WHAT YOU SHOULD DO: Return the whole listing, line for line, without the pictures in it.

DATA PROVIDED:
— begin —

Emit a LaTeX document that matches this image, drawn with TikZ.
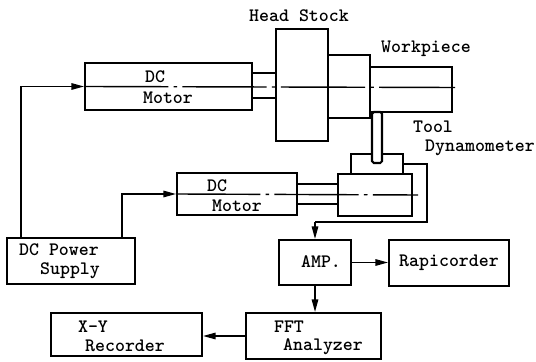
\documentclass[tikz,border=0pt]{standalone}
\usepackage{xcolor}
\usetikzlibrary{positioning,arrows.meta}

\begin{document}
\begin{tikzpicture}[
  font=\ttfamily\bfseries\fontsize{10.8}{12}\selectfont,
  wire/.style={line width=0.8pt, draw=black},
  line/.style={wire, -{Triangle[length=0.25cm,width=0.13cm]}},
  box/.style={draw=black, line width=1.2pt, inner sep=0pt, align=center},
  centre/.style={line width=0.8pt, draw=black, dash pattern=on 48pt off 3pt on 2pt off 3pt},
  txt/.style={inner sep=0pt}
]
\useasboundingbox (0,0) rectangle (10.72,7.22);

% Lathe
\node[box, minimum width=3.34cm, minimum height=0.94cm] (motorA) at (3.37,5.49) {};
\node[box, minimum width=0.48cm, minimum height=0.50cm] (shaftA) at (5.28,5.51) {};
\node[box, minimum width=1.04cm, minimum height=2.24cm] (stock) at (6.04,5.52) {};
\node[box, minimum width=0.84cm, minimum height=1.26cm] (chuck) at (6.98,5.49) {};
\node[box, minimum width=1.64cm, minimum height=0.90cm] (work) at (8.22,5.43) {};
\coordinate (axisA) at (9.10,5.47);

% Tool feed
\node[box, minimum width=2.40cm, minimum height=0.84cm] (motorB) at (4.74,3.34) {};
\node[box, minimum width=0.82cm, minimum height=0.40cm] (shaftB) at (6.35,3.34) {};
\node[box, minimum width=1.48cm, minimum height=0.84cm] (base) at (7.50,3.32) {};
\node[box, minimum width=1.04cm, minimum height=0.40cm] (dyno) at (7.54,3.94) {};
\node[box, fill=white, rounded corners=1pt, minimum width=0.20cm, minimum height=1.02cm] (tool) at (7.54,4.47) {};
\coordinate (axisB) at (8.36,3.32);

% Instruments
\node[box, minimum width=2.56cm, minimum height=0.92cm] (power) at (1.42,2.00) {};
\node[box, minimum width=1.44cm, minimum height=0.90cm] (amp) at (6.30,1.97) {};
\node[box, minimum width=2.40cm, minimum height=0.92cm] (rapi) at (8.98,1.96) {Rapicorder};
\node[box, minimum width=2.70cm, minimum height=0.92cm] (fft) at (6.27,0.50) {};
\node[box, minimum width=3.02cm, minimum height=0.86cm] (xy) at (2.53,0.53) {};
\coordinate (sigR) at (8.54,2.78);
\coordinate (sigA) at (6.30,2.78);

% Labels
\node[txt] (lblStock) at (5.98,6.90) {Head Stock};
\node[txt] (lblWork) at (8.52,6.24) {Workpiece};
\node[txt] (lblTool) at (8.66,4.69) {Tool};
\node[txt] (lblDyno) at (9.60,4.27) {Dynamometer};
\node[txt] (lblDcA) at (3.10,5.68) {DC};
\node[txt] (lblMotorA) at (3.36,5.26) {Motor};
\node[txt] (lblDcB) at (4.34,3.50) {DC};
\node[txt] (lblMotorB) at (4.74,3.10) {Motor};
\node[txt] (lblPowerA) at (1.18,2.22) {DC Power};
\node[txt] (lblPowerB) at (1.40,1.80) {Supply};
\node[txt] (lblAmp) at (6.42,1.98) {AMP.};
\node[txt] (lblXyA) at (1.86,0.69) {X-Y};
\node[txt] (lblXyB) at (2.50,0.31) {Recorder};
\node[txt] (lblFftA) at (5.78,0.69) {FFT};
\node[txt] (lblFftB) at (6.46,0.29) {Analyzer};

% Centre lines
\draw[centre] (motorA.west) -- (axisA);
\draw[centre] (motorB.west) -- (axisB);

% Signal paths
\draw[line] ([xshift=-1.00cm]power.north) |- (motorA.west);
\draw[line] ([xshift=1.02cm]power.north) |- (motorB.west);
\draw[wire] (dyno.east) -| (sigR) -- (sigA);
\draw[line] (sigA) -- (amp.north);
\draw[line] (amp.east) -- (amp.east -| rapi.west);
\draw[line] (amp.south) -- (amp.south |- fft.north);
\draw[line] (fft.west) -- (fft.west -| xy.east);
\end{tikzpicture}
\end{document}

— end —

COMPLETED EXERCISE:
Emit a LaTeX document that matches this image, drawn with TikZ.
\documentclass[tikz,border=0pt]{standalone}
\usepackage{xcolor}
\usetikzlibrary{positioning,arrows.meta}

\begin{document}
\begin{tikzpicture}[
  font=\ttfamily\bfseries\fontsize{10.8}{12}\selectfont,
  wire/.style={line width=0.8pt, draw=black},
  line/.style={wire, -{Triangle[length=0.25cm,width=0.13cm]}},
  box/.style={draw=black, line width=1.2pt, inner sep=0pt, align=center},
  centre/.style={line width=0.8pt, draw=black, dash pattern=on 48pt off 3pt on 2pt off 3pt},
  txt/.style={inner sep=0pt}
]
\useasboundingbox (0,0) rectangle (10.72,7.22);

% Lathe
\node[box, minimum width=3.34cm, minimum height=0.94cm] (motorA) at (3.37,5.49) {};
\node[box, minimum width=0.48cm, minimum height=0.50cm] (shaftA) at (5.28,5.51) {};
\node[box, minimum width=1.04cm, minimum height=2.24cm] (stock) at (6.04,5.52) {};
\node[box, minimum width=0.84cm, minimum height=1.26cm] (chuck) at (6.98,5.49) {};
\node[box, minimum width=1.64cm, minimum height=0.90cm] (work) at (8.22,5.43) {};
\coordinate (axisA) at (9.10,5.47);

% Tool feed
\node[box, minimum width=2.40cm, minimum height=0.84cm] (motorB) at (4.74,3.34) {};
\node[box, minimum width=0.82cm, minimum height=0.40cm] (shaftB) at (6.35,3.34) {};
\node[box, minimum width=1.48cm, minimum height=0.84cm] (base) at (7.50,3.32) {};
\node[box, minimum width=1.04cm, minimum height=0.40cm] (dyno) at (7.54,3.94) {};
\node[box, fill=white, rounded corners=1pt, minimum width=0.20cm, minimum height=1.02cm] (tool) at (7.54,4.47) {};
\coordinate (axisB) at (8.36,3.32);

% Instruments
\node[box, minimum width=2.56cm, minimum height=0.92cm] (power) at (1.42,2.00) {};
\node[box, minimum width=1.44cm, minimum height=0.90cm] (amp) at (6.30,1.97) {};
\node[box, minimum width=2.40cm, minimum height=0.92cm] (rapi) at (8.98,1.96) {Rapicorder};
\node[box, minimum width=2.70cm, minimum height=0.92cm] (fft) at (6.27,0.50) {};
\node[box, minimum width=3.02cm, minimum height=0.86cm] (xy) at (2.53,0.53) {};
\coordinate (sigR) at (8.54,2.78);
\coordinate (sigA) at (6.30,2.78);

% Labels
\node[txt] (lblStock) at (5.98,6.90) {Head Stock};
\node[txt] (lblWork) at (8.52,6.24) {Workpiece};
\node[txt] (lblTool) at (8.66,4.69) {Tool};
\node[txt] (lblDyno) at (9.60,4.27) {Dynamometer};
\node[txt] (lblDcA) at (3.10,5.68) {DC};
\node[txt] (lblMotorA) at (3.36,5.26) {Motor};
\node[txt] (lblDcB) at (4.34,3.50) {DC};
\node[txt] (lblMotorB) at (4.74,3.10) {Motor};
\node[txt] (lblPowerA) at (1.18,2.22) {DC Power};
\node[txt] (lblPowerB) at (1.40,1.80) {Supply};
\node[txt] (lblAmp) at (6.42,1.98) {AMP.};
\node[txt] (lblXyA) at (1.86,0.69) {X-Y};
\node[txt] (lblXyB) at (2.50,0.31) {Recorder};
\node[txt] (lblFftA) at (5.78,0.69) {FFT};
\node[txt] (lblFftB) at (6.46,0.29) {Analyzer};

% Centre lines
\draw[centre] (motorA.west) -- (axisA);
\draw[centre] (motorB.west) -- (axisB);

% Signal paths
\draw[line] ([xshift=-1.00cm]power.north) |- (motorA.west);
\draw[line] ([xshift=1.02cm]power.north) |- (motorB.west);
\draw[wire] (dyno.east) -| (sigR) -- (sigA);
\draw[line] (sigA) -- (amp.north);
\draw[line] (amp.east) -- (amp.east -| rapi.west);
\draw[line] (amp.south) -- (amp.south |- fft.north);
\draw[line] (fft.west) -- (fft.west -| xy.east);
\end{tikzpicture}
\end{document}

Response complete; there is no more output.